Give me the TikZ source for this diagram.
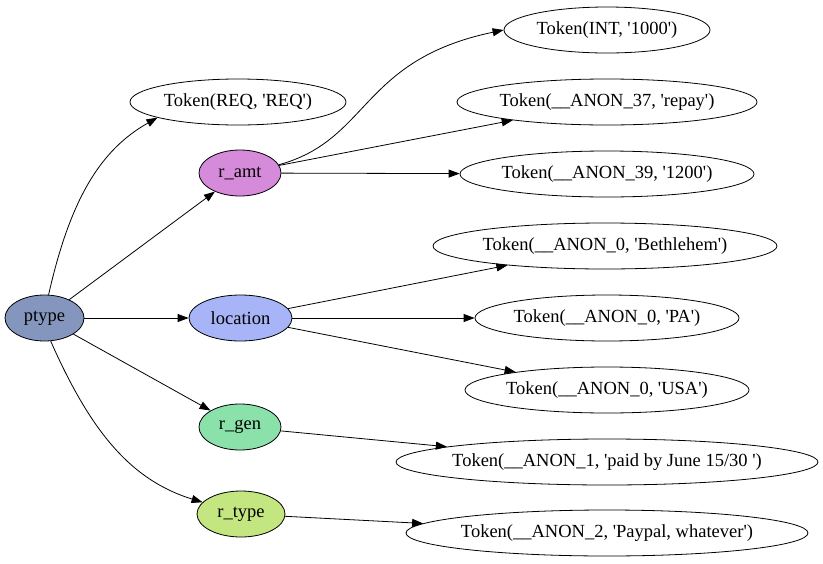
\documentclass[tikz,border=0pt]{standalone}
\usepackage{fontspec}
\setmainfont{Liberation Serif}
\usepackage{tikz}
\usetikzlibrary{arrows.meta,shapes.geometric}

\definecolor{ptypeC}{RGB}{133,150,190}
\definecolor{amtC}{RGB}{214,138,218}
\definecolor{locC}{RGB}{168,180,248}
\definecolor{genC}{RGB}{138,226,170}
\definecolor{typeC}{RGB}{196,230,128}
\newcommand{\tq}{\textquotesingle}

\begin{document}
\begin{tikzpicture}[
  x=1pt,y=-1pt,
  >={Triangle[length=11pt,width=8pt]},
  tok/.style={
    ellipse,
    draw=black,
    line width=0.8pt,
    inner xsep=-60pt,
    inner ysep=0pt,
    minimum height=46pt,
    font=\fontsize{18.5}{22}\selectfont
  },
  rule/.style={
    tok,
    fill=#1
  },
  link/.style={
    ->,
    line width=0.8pt
  }
]
\useasboundingbox (0,0) rectangle (823,563);

% nonterminals
\node[rule=ptypeC,minimum width=79pt] (ptype) at (44.5,318) {ptype};
\node[rule=amtC,minimum width=82pt] (ramt) at (240,173) {r\_amt};
\node[rule=locC,minimum width=103pt] (location) at (240.5,318) {location};
\node[rule=genC,minimum width=82pt] (rgen) at (240,427) {r\_gen};
\node[rule=typeC,minimum width=88pt] (rtype) at (241,514) {r\_type};

% tokens
\node[tok,minimum width=216pt] (req) at (238,102) {Token(REQ, \tq REQ\tq)};
\node[tok,minimum width=206pt] (int) at (607,30) {Token(INT, \tq 1000\tq)};
\node[tok,minimum width=300pt] (repay) at (607,102) {Token(\_\_ANON\_37, \tq repay\tq)};
\node[tok,minimum width=294pt] (amount) at (607,174) {Token(\_\_ANON\_39, \tq 1200\tq)};
\node[tok,minimum width=344pt] (city) at (605,246) {Token(\_\_ANON\_0, \tq Bethlehem\tq)};
\node[tok,minimum width=264pt] (state) at (607,318) {Token(\_\_ANON\_0, \tq PA\tq)};
\node[tok,minimum width=284pt] (country) at (607,390) {Token(\_\_ANON\_0, \tq USA\tq)};
\node[tok,minimum width=422pt] (paid) at (607,462) {Token(\_\_ANON\_1, \tq paid by June 15/30 \tq)};
\node[tok,minimum width=402pt] (paypal) at (607,533) {Token(\_\_ANON\_2, \tq Paypal, whatever\tq)};

\draw[link] (ptype.80) .. controls (70,200) and (100,150) .. (req.191);
\draw[link] (ptype) -- (ramt);
\draw[link] (ptype) -- (location);
\draw[link] (ptype) -- (rgen);
\draw[link] (ptype.-75) .. controls (90,430) and (130,480) .. (rtype.163);

\draw[link] (ramt.12) .. controls (370,140) and (360,60) .. (int.west);
\draw[link] (ramt) -- (repay);
\draw[link] (ramt) -- (amount);

\draw[link] (location) -- (city);
\draw[link] (location) -- (state);
\draw[link] (location) -- (country);

\draw[link] (rgen) -- (paid);
\draw[link] (rtype) -- (paypal);
\end{tikzpicture}
\end{document}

----

### WHAT THE TASK REQUIRES
Every line from the top of the material above through the line with "(0,0) rectangle (823,563);" should be duplicated exactly, please; leave out the pictures.

### FINISHED TASK
Give me the TikZ source for this diagram.
\documentclass[tikz,border=0pt]{standalone}
\usepackage{fontspec}
\setmainfont{Liberation Serif}
\usepackage{tikz}
\usetikzlibrary{arrows.meta,shapes.geometric}

\definecolor{ptypeC}{RGB}{133,150,190}
\definecolor{amtC}{RGB}{214,138,218}
\definecolor{locC}{RGB}{168,180,248}
\definecolor{genC}{RGB}{138,226,170}
\definecolor{typeC}{RGB}{196,230,128}
\newcommand{\tq}{\textquotesingle}

\begin{document}
\begin{tikzpicture}[
  x=1pt,y=-1pt,
  >={Triangle[length=11pt,width=8pt]},
  tok/.style={
    ellipse,
    draw=black,
    line width=0.8pt,
    inner xsep=-60pt,
    inner ysep=0pt,
    minimum height=46pt,
    font=\fontsize{18.5}{22}\selectfont
  },
  rule/.style={
    tok,
    fill=#1
  },
  link/.style={
    ->,
    line width=0.8pt
  }
]
\useasboundingbox (0,0) rectangle (823,563);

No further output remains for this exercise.